┏━━

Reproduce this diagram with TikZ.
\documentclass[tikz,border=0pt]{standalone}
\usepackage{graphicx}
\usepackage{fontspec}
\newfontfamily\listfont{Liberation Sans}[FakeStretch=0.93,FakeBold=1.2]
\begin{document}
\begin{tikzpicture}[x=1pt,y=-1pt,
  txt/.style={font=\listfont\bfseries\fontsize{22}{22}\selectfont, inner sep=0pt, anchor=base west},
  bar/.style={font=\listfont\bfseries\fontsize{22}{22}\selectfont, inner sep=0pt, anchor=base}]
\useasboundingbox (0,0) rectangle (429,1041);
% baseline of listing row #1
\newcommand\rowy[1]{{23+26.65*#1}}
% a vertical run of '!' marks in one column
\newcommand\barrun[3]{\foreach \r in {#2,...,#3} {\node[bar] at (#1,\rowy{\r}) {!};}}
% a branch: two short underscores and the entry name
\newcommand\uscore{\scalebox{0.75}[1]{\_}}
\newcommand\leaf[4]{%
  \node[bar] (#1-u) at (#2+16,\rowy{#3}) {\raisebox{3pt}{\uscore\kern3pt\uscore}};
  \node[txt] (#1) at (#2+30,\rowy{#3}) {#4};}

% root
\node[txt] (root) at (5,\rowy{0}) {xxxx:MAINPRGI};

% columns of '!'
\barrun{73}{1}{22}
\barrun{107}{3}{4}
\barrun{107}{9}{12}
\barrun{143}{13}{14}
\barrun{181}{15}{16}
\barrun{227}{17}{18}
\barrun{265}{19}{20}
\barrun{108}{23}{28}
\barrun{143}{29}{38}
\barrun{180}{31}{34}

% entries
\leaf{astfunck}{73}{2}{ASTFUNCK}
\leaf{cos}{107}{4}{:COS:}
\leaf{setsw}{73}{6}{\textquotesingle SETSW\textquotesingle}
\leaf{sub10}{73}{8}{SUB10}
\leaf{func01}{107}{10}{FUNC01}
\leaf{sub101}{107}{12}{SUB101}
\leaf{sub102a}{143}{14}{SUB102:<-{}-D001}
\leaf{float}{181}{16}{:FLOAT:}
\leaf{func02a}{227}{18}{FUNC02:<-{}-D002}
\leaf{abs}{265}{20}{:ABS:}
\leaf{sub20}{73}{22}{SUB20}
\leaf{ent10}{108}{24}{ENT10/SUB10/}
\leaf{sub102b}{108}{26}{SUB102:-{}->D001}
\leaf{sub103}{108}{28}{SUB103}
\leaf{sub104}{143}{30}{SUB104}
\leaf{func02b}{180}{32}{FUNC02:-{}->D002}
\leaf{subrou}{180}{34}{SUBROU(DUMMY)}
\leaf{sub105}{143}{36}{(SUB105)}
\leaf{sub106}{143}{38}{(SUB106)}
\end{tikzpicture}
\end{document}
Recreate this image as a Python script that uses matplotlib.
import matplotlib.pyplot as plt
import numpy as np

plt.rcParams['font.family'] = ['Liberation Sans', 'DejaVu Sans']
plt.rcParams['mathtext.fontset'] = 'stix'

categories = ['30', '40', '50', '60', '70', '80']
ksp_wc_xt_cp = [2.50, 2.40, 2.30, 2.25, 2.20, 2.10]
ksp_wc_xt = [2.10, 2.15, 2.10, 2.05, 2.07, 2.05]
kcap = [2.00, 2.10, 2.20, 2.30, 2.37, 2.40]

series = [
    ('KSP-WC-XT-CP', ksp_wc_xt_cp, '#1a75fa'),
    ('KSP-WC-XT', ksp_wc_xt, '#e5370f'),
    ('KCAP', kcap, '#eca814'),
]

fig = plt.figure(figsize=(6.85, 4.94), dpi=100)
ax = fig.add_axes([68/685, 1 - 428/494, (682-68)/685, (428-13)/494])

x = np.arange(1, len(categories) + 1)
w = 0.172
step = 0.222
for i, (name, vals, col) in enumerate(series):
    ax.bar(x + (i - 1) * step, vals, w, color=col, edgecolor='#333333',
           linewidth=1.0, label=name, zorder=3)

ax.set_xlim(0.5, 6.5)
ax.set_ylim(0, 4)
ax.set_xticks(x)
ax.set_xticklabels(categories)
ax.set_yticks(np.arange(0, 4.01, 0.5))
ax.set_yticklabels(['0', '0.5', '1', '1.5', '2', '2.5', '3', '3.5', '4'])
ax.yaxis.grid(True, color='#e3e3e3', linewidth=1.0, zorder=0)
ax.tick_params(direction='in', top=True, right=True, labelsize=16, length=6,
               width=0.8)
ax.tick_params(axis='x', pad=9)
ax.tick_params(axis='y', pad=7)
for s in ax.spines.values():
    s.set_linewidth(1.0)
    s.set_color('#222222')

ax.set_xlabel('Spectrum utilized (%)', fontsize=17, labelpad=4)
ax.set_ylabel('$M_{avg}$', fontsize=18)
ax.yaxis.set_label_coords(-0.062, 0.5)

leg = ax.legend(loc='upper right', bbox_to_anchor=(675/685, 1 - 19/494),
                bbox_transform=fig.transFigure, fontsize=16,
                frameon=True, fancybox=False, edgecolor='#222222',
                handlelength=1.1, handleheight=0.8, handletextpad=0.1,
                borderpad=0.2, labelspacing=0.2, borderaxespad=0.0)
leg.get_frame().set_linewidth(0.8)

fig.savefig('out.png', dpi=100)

┗━━

REQUIREMENT:
Which lines contain "this"? Show each of them.

RESPONSE TO THE TASK:
Reproduce this diagram with TikZ.
Recreate this image as a Python script that uses matplotlib.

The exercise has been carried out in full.